(DATASET EXTRACT)

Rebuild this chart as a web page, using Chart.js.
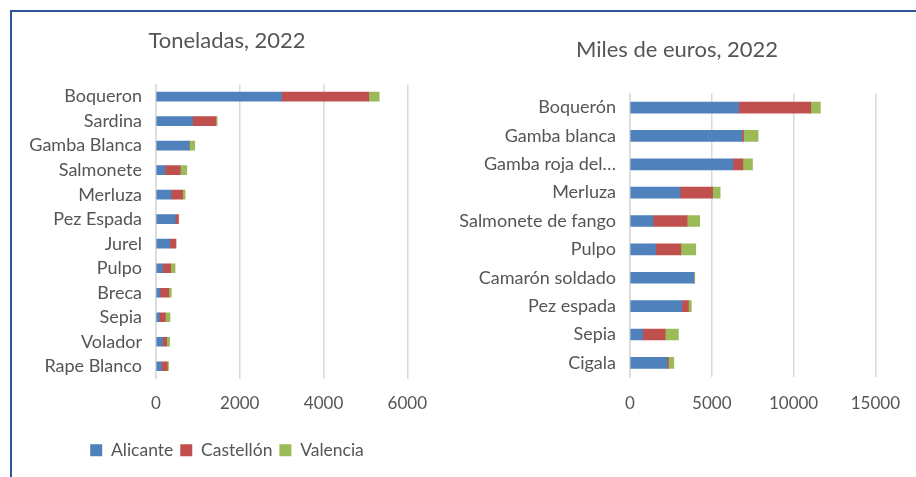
<!DOCTYPE html>
<html>
<head>
<meta charset="utf-8">
<script src="https://cdn.jsdelivr.net/npm/chart.js@4/dist/chart.umd.min.js"></script>
<style>
  html, body { margin: 0; padding: 0; background: #ffffff; }
  body { width: 916px; height: 477px; position: relative; overflow: hidden; }
  .frame { position: absolute; left: 10px; top: 10px; width: 906px; height: 467px;
           border-top: 2px solid #2E5597; border-left: 2px solid #2E5597; box-sizing: border-box; }
  .panel { position: absolute; top: 12px; height: 465px; }
  #left { left: 12px; width: 430px; }
  #right { left: 456px; width: 460px; }
</style>
</head>
<body>
<div class="frame"></div>
<div class="panel" id="left"><canvas id="cTon"></canvas></div>
<div class="panel" id="right"><canvas id="cEur"></canvas></div>
<script>
// Capturas por especie y provincia, 2022
const toneladasCategorias = ['Boqueron', 'Sardina', 'Gamba Blanca', 'Salmonete', 'Merluza', 'Pez Espada',
                             'Jurel', 'Pulpo', 'Breca', 'Sepia', 'Volador', 'Rape Blanco'];
const toneladasAlicante   = [3000, 870, 790, 210, 365, 460, 330, 155, 95, 80, 155, 130];
const toneladasCastellon  = [2080, 560, 0, 370, 270, 75, 145, 195, 210, 145, 100, 140];
const toneladasValencia   = [250, 30, 135, 155, 60, 0, 0, 105, 60, 110, 70, 30];
const toneladasTicks      = [0, 2000, 4000, 6000];

const eurosCategorias = ['Boquerón', 'Gamba blanca', 'Gamba roja del…', 'Merluza', 'Salmonete de fango',
                         'Pulpo', 'Camarón soldado', 'Pez espada', 'Sepia', 'Cigala'];
const eurosAlicante   = [6650, 6840, 6290, 3060, 1400, 1560, 3900, 3170, 770, 2270];
const eurosCastellon  = [4400, 100, 610, 1990, 2090, 1550, 0, 400, 1380, 80];
const eurosValencia   = [590, 890, 590, 460, 770, 910, 60, 180, 810, 330];
const eurosTicks      = [0, 5000, 10000, 15000];

const provincias = ['Alicante', 'Castellón', 'Valencia'];
const colores = ['#4F81BD', '#C0504D', '#9BBB59'];

const FONT = 'Lato, "Open Sans", sans-serif';
const TEXT = '#555555';
const GRID = '#D9D9D9';

function datasets(series, thickness) {
  return series.map((vals, i) => ({
    label: provincias[i],
    data: vals,
    xAxisID: 'x',
    yAxisID: 'y',
    backgroundColor: colores[i],
    borderWidth: 0,
    barThickness: thickness
  }));
}

function options(cfg) {
  return {
    indexAxis: 'y',
    responsive: true,
    maintainAspectRatio: false,
    animation: false,
    events: [],
    layout: { padding: cfg.padding },
    plugins: {
      title: {
        display: true,
        text: cfg.title,
        color: TEXT,
        font: { family: FONT, size: 22, weight: 'normal' },
        padding: cfg.titlePadding
      },
      legend: cfg.legend,
      tooltip: { enabled: false }
    },
    scales: {
      x: {
        stacked: true,
        min: cfg.ticks[0],
        max: cfg.ticks[cfg.ticks.length - 1],
        afterBuildTicks: (scale) => { scale.ticks = cfg.ticks.map(v => ({ value: v })); },
        afterFit: (scale) => { scale.height = cfg.xHeight; },
        grid: { color: GRID, lineWidth: 1.5, drawTicks: false },
        border: { display: false },
        ticks: {
          color: TEXT,
          padding: cfg.xPad,
          font: { family: FONT, size: 17 },
          callback: (v) => String(v)
        }
      },
      y: {
        stacked: true,
        afterFit: (scale) => { scale.width = cfg.yWidth; },
        grid: { display: false, drawTicks: false },
        border: { display: true, color: GRID, width: 1.5 },
        ticks: {
          color: TEXT,
          padding: cfg.yPad,
          autoSkip: false,
          font: { family: FONT, size: 18 }
        }
      },
      // empty spacer on the right so the title and legend sit centred over the whole panel
      ySpacer: {
        type: 'linear',
        position: 'right',
        afterFit: (scale) => { scale.width = cfg.spacer; },
        grid: { display: false, drawTicks: false },
        border: { display: false },
        ticks: { display: false }
      }
    }
  };
}

new Chart(document.getElementById('cTon'), {
  type: 'bar',
  data: {
    labels: toneladasCategorias,
    datasets: datasets([toneladasAlicante, toneladasCastellon, toneladasValencia], 9)
  },
  options: options({
    title: 'Toneladas, 2022',
    ticks: toneladasTicks,
    padding: { left: 0, right: 0, top: 0, bottom: 8 },
    titlePadding: { top: 16, bottom: 30 },
    yWidth: 144,
    yPad: 14,
    spacer: 28,
    xHeight: 56,
    xPad: 15,
    legend: {
      display: true,
      position: 'bottom',
      labels: {
        color: TEXT,
        boxWidth: 12,
        boxHeight: 12,
        padding: 7,
        font: { family: FONT, size: 17.5 }
      }
    }
  })
});

new Chart(document.getElementById('cEur'), {
  type: 'bar',
  data: {
    labels: eurosCategorias,
    datasets: datasets([eurosAlicante, eurosCastellon, eurosValencia], 11)
  },
  options: options({
    title: 'Miles de euros, 2022',
    ticks: eurosTicks,
    padding: { left: 0, right: 18, top: 0, bottom: 40 },
    titlePadding: { top: 25, bottom: 30 },
    yWidth: 174,
    yPad: 14,
    spacer: 22,
    xHeight: 60,
    xPad: 16,
    legend: { display: false }
  })
});
</script>
</body>
</html>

(AIM) Return each line exactly as written. Any picture gets left out.

(SOLUTION FOR THIS EXERCISE)
Rebuild this chart as a web page, using Chart.js.
<!DOCTYPE html>
<html>
<head>
<meta charset="utf-8">
<script src="https://cdn.jsdelivr.net/npm/chart.js@4/dist/chart.umd.min.js"></script>
<style>
  html, body { margin: 0; padding: 0; background: #ffffff; }
  body { width: 916px; height: 477px; position: relative; overflow: hidden; }
  .frame { position: absolute; left: 10px; top: 10px; width: 906px; height: 467px;
           border-top: 2px solid #2E5597; border-left: 2px solid #2E5597; box-sizing: border-box; }
  .panel { position: absolute; top: 12px; height: 465px; }
  #left { left: 12px; width: 430px; }
  #right { left: 456px; width: 460px; }
</style>
</head>
<body>
<div class="frame"></div>
<div class="panel" id="left"><canvas id="cTon"></canvas></div>
<div class="panel" id="right"><canvas id="cEur"></canvas></div>
<script>
// Capturas por especie y provincia, 2022
const toneladasCategorias = ['Boqueron', 'Sardina', 'Gamba Blanca', 'Salmonete', 'Merluza', 'Pez Espada',
                             'Jurel', 'Pulpo', 'Breca', 'Sepia', 'Volador', 'Rape Blanco'];
const toneladasAlicante   = [3000, 870, 790, 210, 365, 460, 330, 155, 95, 80, 155, 130];
const toneladasCastellon  = [2080, 560, 0, 370, 270, 75, 145, 195, 210, 145, 100, 140];
const toneladasValencia   = [250, 30, 135, 155, 60, 0, 0, 105, 60, 110, 70, 30];
const toneladasTicks      = [0, 2000, 4000, 6000];

const eurosCategorias = ['Boquerón', 'Gamba blanca', 'Gamba roja del…', 'Merluza', 'Salmonete de fango',
                         'Pulpo', 'Camarón soldado', 'Pez espada', 'Sepia', 'Cigala'];
const eurosAlicante   = [6650, 6840, 6290, 3060, 1400, 1560, 3900, 3170, 770, 2270];
const eurosCastellon  = [4400, 100, 610, 1990, 2090, 1550, 0, 400, 1380, 80];
const eurosValencia   = [590, 890, 590, 460, 770, 910, 60, 180, 810, 330];
const eurosTicks      = [0, 5000, 10000, 15000];

const provincias = ['Alicante', 'Castellón', 'Valencia'];
const colores = ['#4F81BD', '#C0504D', '#9BBB59'];

const FONT = 'Lato, "Open Sans", sans-serif';
const TEXT = '#555555';
const GRID = '#D9D9D9';

function datasets(series, thickness) {
  return series.map((vals, i) => ({
    label: provincias[i],
    data: vals,
    xAxisID: 'x',
    yAxisID: 'y',
    backgroundColor: colores[i],
    borderWidth: 0,
    barThickness: thickness
  }));
}

function options(cfg) {
  return {
    indexAxis: 'y',
    responsive: true,
    maintainAspectRatio: false,
    animation: false,
    events: [],
    layout: { padding: cfg.padding },
    plugins: {
      title: {
        display: true,
        text: cfg.title,
        color: TEXT,
        font: { family: FONT, size: 22, weight: 'normal' },
        padding: cfg.titlePadding
      },
      legend: cfg.legend,
      tooltip: { enabled: false }
    },
    scales: {
      x: {
        stacked: true,
        min: cfg.ticks[0],
        max: cfg.ticks[cfg.ticks.length - 1],
        afterBuildTicks: (scale) => { scale.ticks = cfg.ticks.map(v => ({ value: v })); },
        afterFit: (scale) => { scale.height = cfg.xHeight; },
        grid: { color: GRID, lineWidth: 1.5, drawTicks: false },
        border: { display: false },
        ticks: {
          color: TEXT,
          padding: cfg.xPad,
          font: { family: FONT, size: 17 },
          callback: (v) => String(v)
        }
      },
      y: {
        stacked: true,
        afterFit: (scale) => { scale.width = cfg.yWidth; },
        grid: { display: false, drawTicks: false },
        border: { display: true, color: GRID, width: 1.5 },
        ticks: {
          color: TEXT,
          padding: cfg.yPad,
          autoSkip: false,
          font: { family: FONT, size: 18 }
        }
      },
      // empty spacer on the right so the title and legend sit centred over the whole panel
      ySpacer: {
        type: 'linear',
        position: 'right',
        afterFit: (scale) => { scale.width = cfg.spacer; },
        grid: { display: false, drawTicks: false },
        border: { display: false },
        ticks: { display: false }
      }
    }
  };
}

new Chart(document.getElementById('cTon'), {
  type: 'bar',
  data: {
    labels: toneladasCategorias,
    datasets: datasets([toneladasAlicante, toneladasCastellon, toneladasValencia], 9)
  },
  options: options({
    title: 'Toneladas, 2022',
    ticks: toneladasTicks,
    padding: { left: 0, right: 0, top: 0, bottom: 8 },
    titlePadding: { top: 16, bottom: 30 },
    yWidth: 144,
    yPad: 14,
    spacer: 28,
    xHeight: 56,
    xPad: 15,
    legend: {
      display: true,
      position: 'bottom',
      labels: {
        color: TEXT,
        boxWidth: 12,
        boxHeight: 12,
        padding: 7,
        font: { family: FONT, size: 17.5 }
      }
    }
  })
});

new Chart(document.getElementById('cEur'), {
  type: 'bar',
  data: {
    labels: eurosCategorias,
    datasets: datasets([eurosAlicante, eurosCastellon, eurosValencia], 11)
  },
  options: options({
    title: 'Miles de euros, 2022',
    ticks: eurosTicks,
    padding: { left: 0, right: 18, top: 0, bottom: 40 },
    titlePadding: { top: 25, bottom: 30 },
    yWidth: 174,
    yPad: 14,
    spacer: 22,
    xHeight: 60,
    xPad: 16,
    legend: { display: false }
  })
});
</script>
</body>
</html>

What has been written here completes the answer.